Под утро, часов в пять, лишь только я задремала, меня разбудило ворчание собаки. Затем я услышала стук в прихожей. Я позвала горничную, которая разбудила своего мужа, и тот пошел открывать дверь.
Это был атташе из французской миссии, который добивался немедленного свидания со мной. Я набросила горностаевую накидку и вышла к гостю.
— Умоляю вас, — промолвил он, — напишите немедленно записку в подтверждение того, что ваши слова имеют совсем не то значение, которое им хотят придать. Барон Магнус — мы все его любим — поставлен в очень затруднительное положение, и мы страшно огорчены.

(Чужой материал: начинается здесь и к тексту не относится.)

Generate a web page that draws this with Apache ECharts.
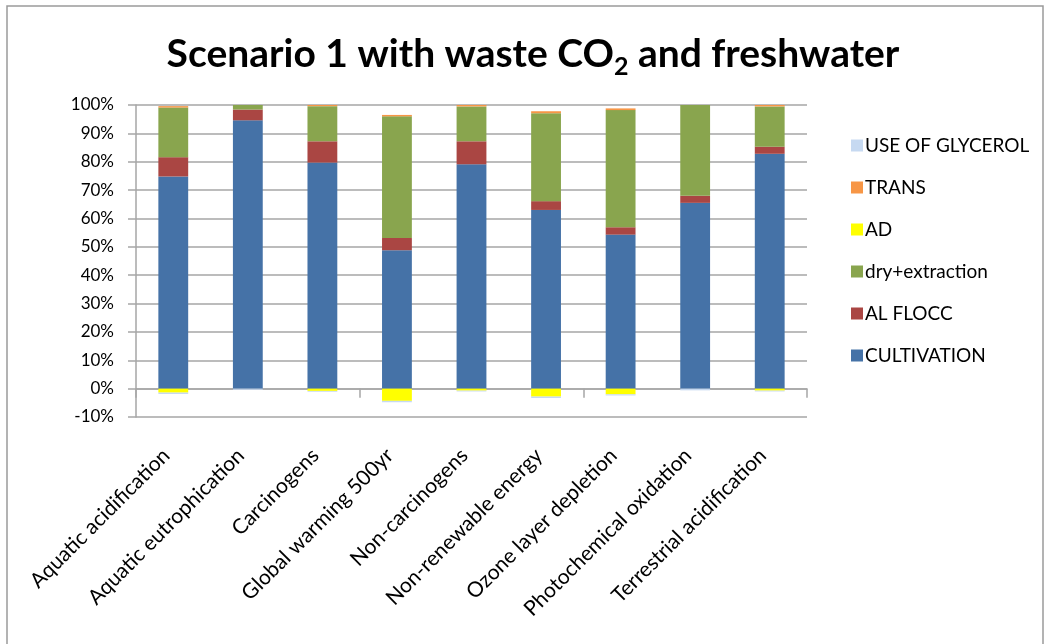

Канцлер Бисмарк не любит шутить, и для барона это может плохо обернуться.
— Боже мой, сударь, я огорчена в сто раз больше вашего, ибо это милый и добрый человек. Ему изменило политическое чутье, и его вполне можно простить, ведь я так далека от политики. Мне же изменила выдержка. Я отдала бы на отсечение свою левую руку, которая как-никак мне еще нужна, чтобы исправить положение.
— Мы не требуем от вас таких жертв. К тому же это повредило бы красоте ваших жестов…. — (Ах, черт возьми, он был подлинным французом!) — Вот черновик письма: извольте прочитать, переписать, подписать, и дело с концом!
Но это было невозможно. Черновик содержал скользкие и довольно трусливые объяснения. Я воспротивилась и после нескольких тщетных попыток отказалась писать наотрез.
На том ужине присутствовало триста человек, не считая королевского оркестра и слуг. Барон произнес свой любезный, но неуместный тост во всеуслышание. Я выпалила свою реплику одним духом. Публика и пресса были свидетелями перепалки; наша глупость связала нас с бароном по рукам и ногам. Сегодня я не придала бы значения общественному мнению и нашла бы способ спасти этого славного учтивого человека, даже если бы пришлось выставить себя на посмешище. Но в то время моя нервозность и шовинизм не знали границ. Кроме того, быть может, я воображала себя тогда важной персоной.
Впоследствии жизнь показала мне, что если кому-то и написано на роду стать важной персоной, то судить об этом следует только после смерти.
Сегодня, перевалив вершину своего пути и спускаясь вниз по другому склону, я весело вспоминаю все бесчисленные пьедесталы, на которые мне довелось взойти, пьедесталы, разрушенные теми же руками, что их воздвигли. Их обломки служат мне надежной опорой, на которой я беспечально вспоминаю о том, что было, и прислушиваюсь к тому, что ждет меня впереди.
Мое глупое тщеславие причинило зло человеку, который не сделал мне ничего плохого, и до сих пор из-за этого меня страшно мучит совесть.
Я покидала Копенгаген под гром оваций и бесконечных возгласов «Да здравствует Франция!». Над всеми окнами развевались французские флаги, полотнища которых хлопали на ветру с яростным треском, но не в мою честь, а в знак ненависти к Германии. Мое присутствие послужило лишь предлогом.
Прошло время, немцы и датчане тесно сплотились, и я не ручаюсь, что кое-кто из датчан не имеет на меня зуб из-за истории с бароном Магнусом.